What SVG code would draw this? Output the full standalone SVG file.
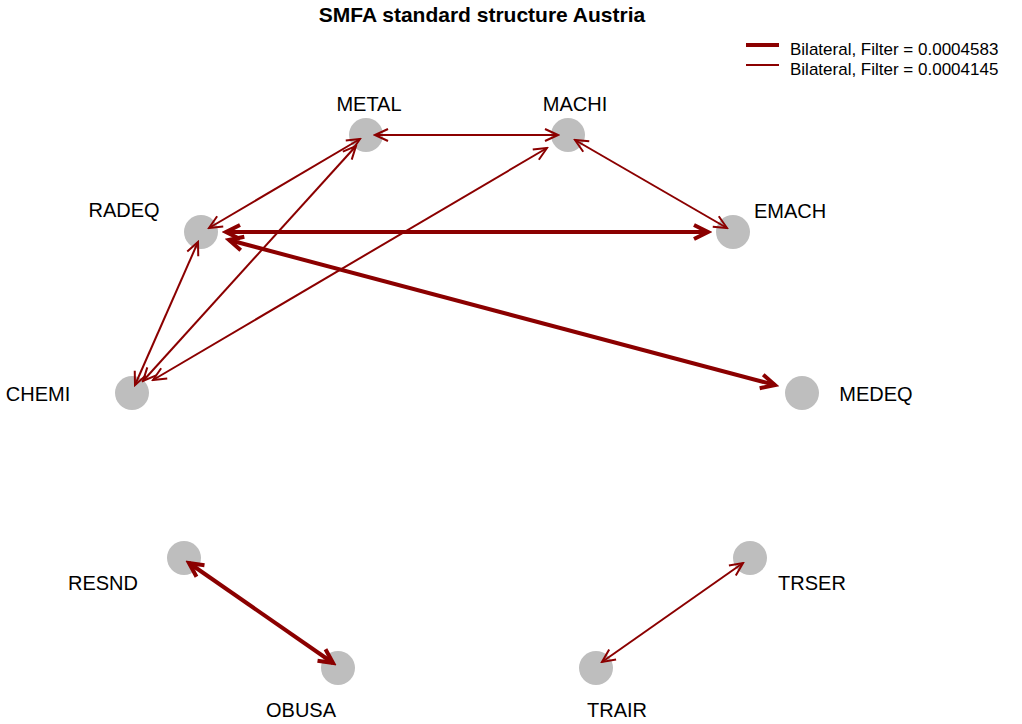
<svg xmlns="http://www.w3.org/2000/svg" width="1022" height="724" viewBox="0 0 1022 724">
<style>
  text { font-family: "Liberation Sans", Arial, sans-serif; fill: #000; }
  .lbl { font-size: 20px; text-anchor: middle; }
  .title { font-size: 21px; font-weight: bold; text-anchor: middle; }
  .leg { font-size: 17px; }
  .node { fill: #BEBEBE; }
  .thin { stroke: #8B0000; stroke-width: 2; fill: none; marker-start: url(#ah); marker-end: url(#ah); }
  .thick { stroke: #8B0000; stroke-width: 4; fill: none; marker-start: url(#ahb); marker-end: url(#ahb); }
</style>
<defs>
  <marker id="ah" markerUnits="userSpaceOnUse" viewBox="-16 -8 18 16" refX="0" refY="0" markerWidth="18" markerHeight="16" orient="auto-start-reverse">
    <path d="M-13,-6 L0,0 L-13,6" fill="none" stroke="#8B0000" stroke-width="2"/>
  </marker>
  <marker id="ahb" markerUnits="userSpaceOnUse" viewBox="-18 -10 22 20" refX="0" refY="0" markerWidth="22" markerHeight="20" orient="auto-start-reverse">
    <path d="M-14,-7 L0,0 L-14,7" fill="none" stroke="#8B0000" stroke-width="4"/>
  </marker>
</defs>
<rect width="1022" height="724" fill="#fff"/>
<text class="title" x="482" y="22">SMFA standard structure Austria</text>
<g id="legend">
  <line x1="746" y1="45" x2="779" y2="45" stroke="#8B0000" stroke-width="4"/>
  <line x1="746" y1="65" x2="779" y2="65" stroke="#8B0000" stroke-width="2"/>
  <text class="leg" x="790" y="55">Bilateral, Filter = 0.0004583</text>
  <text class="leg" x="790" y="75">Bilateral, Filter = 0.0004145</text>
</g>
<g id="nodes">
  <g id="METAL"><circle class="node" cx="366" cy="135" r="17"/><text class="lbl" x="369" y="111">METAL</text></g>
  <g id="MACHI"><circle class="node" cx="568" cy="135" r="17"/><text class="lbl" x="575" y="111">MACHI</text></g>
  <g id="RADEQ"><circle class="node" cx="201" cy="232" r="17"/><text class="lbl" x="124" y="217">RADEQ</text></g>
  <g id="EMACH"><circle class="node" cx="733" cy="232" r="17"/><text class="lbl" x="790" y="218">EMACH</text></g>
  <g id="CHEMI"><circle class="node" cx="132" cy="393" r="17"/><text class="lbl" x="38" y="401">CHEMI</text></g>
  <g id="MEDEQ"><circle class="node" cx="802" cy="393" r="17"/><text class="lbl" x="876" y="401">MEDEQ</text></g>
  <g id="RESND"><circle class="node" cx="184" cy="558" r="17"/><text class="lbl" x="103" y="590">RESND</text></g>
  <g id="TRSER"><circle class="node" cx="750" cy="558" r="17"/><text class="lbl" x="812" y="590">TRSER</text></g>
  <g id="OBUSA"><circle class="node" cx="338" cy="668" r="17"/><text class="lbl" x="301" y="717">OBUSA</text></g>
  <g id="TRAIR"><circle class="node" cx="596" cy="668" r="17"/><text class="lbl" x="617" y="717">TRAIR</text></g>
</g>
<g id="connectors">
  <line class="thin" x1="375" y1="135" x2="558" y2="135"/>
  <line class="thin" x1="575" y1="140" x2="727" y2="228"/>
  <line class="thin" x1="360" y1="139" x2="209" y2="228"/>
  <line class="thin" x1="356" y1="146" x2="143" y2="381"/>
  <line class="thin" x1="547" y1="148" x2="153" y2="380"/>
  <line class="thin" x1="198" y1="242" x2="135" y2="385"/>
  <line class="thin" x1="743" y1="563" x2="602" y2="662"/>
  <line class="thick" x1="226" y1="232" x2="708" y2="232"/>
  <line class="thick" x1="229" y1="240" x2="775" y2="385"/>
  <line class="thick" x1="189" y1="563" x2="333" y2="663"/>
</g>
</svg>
——————
◆ **YOUR TASK**:
Copy out the data above exactly, except the pictures.

◆ **EXERCISE ANSWER**:
What SVG code would draw this? Output the full standalone SVG file.
<svg xmlns="http://www.w3.org/2000/svg" width="1022" height="724" viewBox="0 0 1022 724">
<style>
  text { font-family: "Liberation Sans", Arial, sans-serif; fill: #000; }
  .lbl { font-size: 20px; text-anchor: middle; }
  .title { font-size: 21px; font-weight: bold; text-anchor: middle; }
  .leg { font-size: 17px; }
  .node { fill: #BEBEBE; }
  .thin { stroke: #8B0000; stroke-width: 2; fill: none; marker-start: url(#ah); marker-end: url(#ah); }
  .thick { stroke: #8B0000; stroke-width: 4; fill: none; marker-start: url(#ahb); marker-end: url(#ahb); }
</style>
<defs>
  <marker id="ah" markerUnits="userSpaceOnUse" viewBox="-16 -8 18 16" refX="0" refY="0" markerWidth="18" markerHeight="16" orient="auto-start-reverse">
    <path d="M-13,-6 L0,0 L-13,6" fill="none" stroke="#8B0000" stroke-width="2"/>
  </marker>
  <marker id="ahb" markerUnits="userSpaceOnUse" viewBox="-18 -10 22 20" refX="0" refY="0" markerWidth="22" markerHeight="20" orient="auto-start-reverse">
    <path d="M-14,-7 L0,0 L-14,7" fill="none" stroke="#8B0000" stroke-width="4"/>
  </marker>
</defs>
<rect width="1022" height="724" fill="#fff"/>
<text class="title" x="482" y="22">SMFA standard structure Austria</text>
<g id="legend">
  <line x1="746" y1="45" x2="779" y2="45" stroke="#8B0000" stroke-width="4"/>
  <line x1="746" y1="65" x2="779" y2="65" stroke="#8B0000" stroke-width="2"/>
  <text class="leg" x="790" y="55">Bilateral, Filter = 0.0004583</text>
  <text class="leg" x="790" y="75">Bilateral, Filter = 0.0004145</text>
</g>
<g id="nodes">
  <g id="METAL"><circle class="node" cx="366" cy="135" r="17"/><text class="lbl" x="369" y="111">METAL</text></g>
  <g id="MACHI"><circle class="node" cx="568" cy="135" r="17"/><text class="lbl" x="575" y="111">MACHI</text></g>
  <g id="RADEQ"><circle class="node" cx="201" cy="232" r="17"/><text class="lbl" x="124" y="217">RADEQ</text></g>
  <g id="EMACH"><circle class="node" cx="733" cy="232" r="17"/><text class="lbl" x="790" y="218">EMACH</text></g>
  <g id="CHEMI"><circle class="node" cx="132" cy="393" r="17"/><text class="lbl" x="38" y="401">CHEMI</text></g>
  <g id="MEDEQ"><circle class="node" cx="802" cy="393" r="17"/><text class="lbl" x="876" y="401">MEDEQ</text></g>
  <g id="RESND"><circle class="node" cx="184" cy="558" r="17"/><text class="lbl" x="103" y="590">RESND</text></g>
  <g id="TRSER"><circle class="node" cx="750" cy="558" r="17"/><text class="lbl" x="812" y="590">TRSER</text></g>
  <g id="OBUSA"><circle class="node" cx="338" cy="668" r="17"/><text class="lbl" x="301" y="717">OBUSA</text></g>
  <g id="TRAIR"><circle class="node" cx="596" cy="668" r="17"/><text class="lbl" x="617" y="717">TRAIR</text></g>
</g>
<g id="connectors">
  <line class="thin" x1="375" y1="135" x2="558" y2="135"/>
  <line class="thin" x1="575" y1="140" x2="727" y2="228"/>
  <line class="thin" x1="360" y1="139" x2="209" y2="228"/>
  <line class="thin" x1="356" y1="146" x2="143" y2="381"/>
  <line class="thin" x1="547" y1="148" x2="153" y2="380"/>
  <line class="thin" x1="198" y1="242" x2="135" y2="385"/>
  <line class="thin" x1="743" y1="563" x2="602" y2="662"/>
  <line class="thick" x1="226" y1="232" x2="708" y2="232"/>
  <line class="thick" x1="229" y1="240" x2="775" y2="385"/>
  <line class="thick" x1="189" y1="563" x2="333" y2="663"/>
</g>
</svg>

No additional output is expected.